Studies show worker retention and productivity is highest at businesses that communicate worker rights and responsibilities through policy handbooks written in a format that is easy to understand, according to the Washington Farm Labor Association.
"At the most basic level, a handbook serves as motivation for employees," says Adam Belzberg, an employment lawyer at Graham & Dunn PC. "It also shows that you are an organized business and have your act together."
A handbook not only helps set the stage for your business, but it helps to communicate with workers about your expectations and conditions of employment, explains Melissa O’Rourke, Iowa State University Extension farm and agribusiness management specialist.
"Handbooks can be short and simple or highly detailed, depending on your needs," she says.
Whether you employ four people or 50, a handbook with the right elements can help prevent and defend harassment, discrimination and wrongful termination claims.
Lower Liability. Belzberg says one of the most important items to include in the handbook is a harassment policy and complaint procedure, which removes some liability. "This alone is worth the time and effort to create a handbook," he says.
Other topics to consider including are farm background, rules and standards, wages and benefits, and employee relationships.
O’Rourke cautions farmers not to use the handbook as a replacement for good communication practices. "Nothing can take the place of good interpersonal communications in the workplace," she says. "This is one component of good on-farm communications and should complement regular farm meetings, training and face-to-face feedback, both positive and constructive."
Items to Include:
Farm Background: In this section, you can share information about your farm’s history, the mission and vision, as well as your core values, says Melissa O’Rourke, Iowa State University Extension farm and agribusiness management specialist. What principles lie at the heart of the operation? What type of practices does the farm employ? Are there characteristics that set you apart from your neighbors or the competition? These are all items that can be woven into this section.
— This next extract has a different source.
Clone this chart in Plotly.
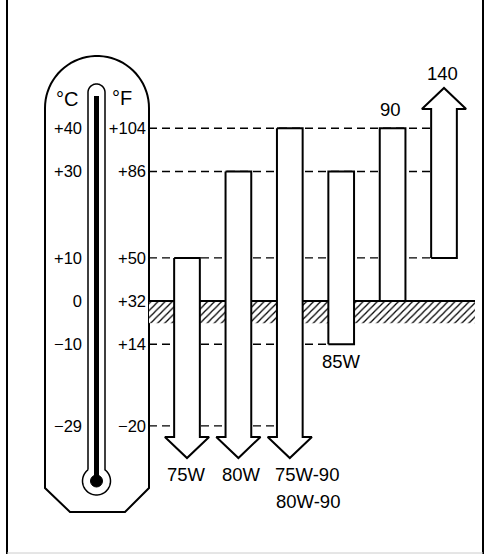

Rules and Standards: Here is where you outline standards of conduct, work rules and other information that lets employees know what is expected of them, O’Rourke says, noting that new employees have questions as basic as what to wear, where to park and where to eat lunch. Also include the farm’s safety policy and livestock handling policy.
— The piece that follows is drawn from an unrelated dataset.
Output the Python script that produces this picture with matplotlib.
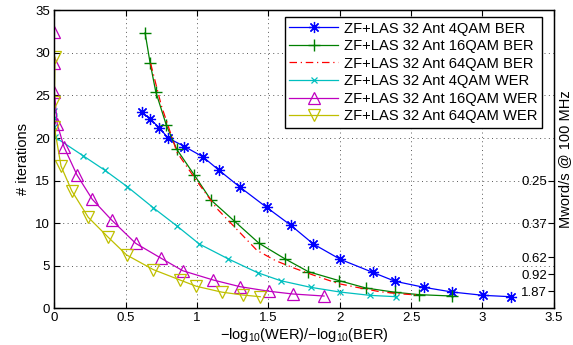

Wages and Benefits: Employees need to know when and how often they will be paid. "Many employees are interested in knowing what types of opportunities they have to earn a raise or a bonus," O’Rourke says. "This is worthwhile to include, as well as the parameters behind your disciplinary system, if you have one in place." It’s also good to share your evaluation process. Explain the benefits that you provide, such as health insurance, dental insurance and 401k plan. Even benefits such as the opportunity to obtain farm-raised meat could be mentioned in this section, she says.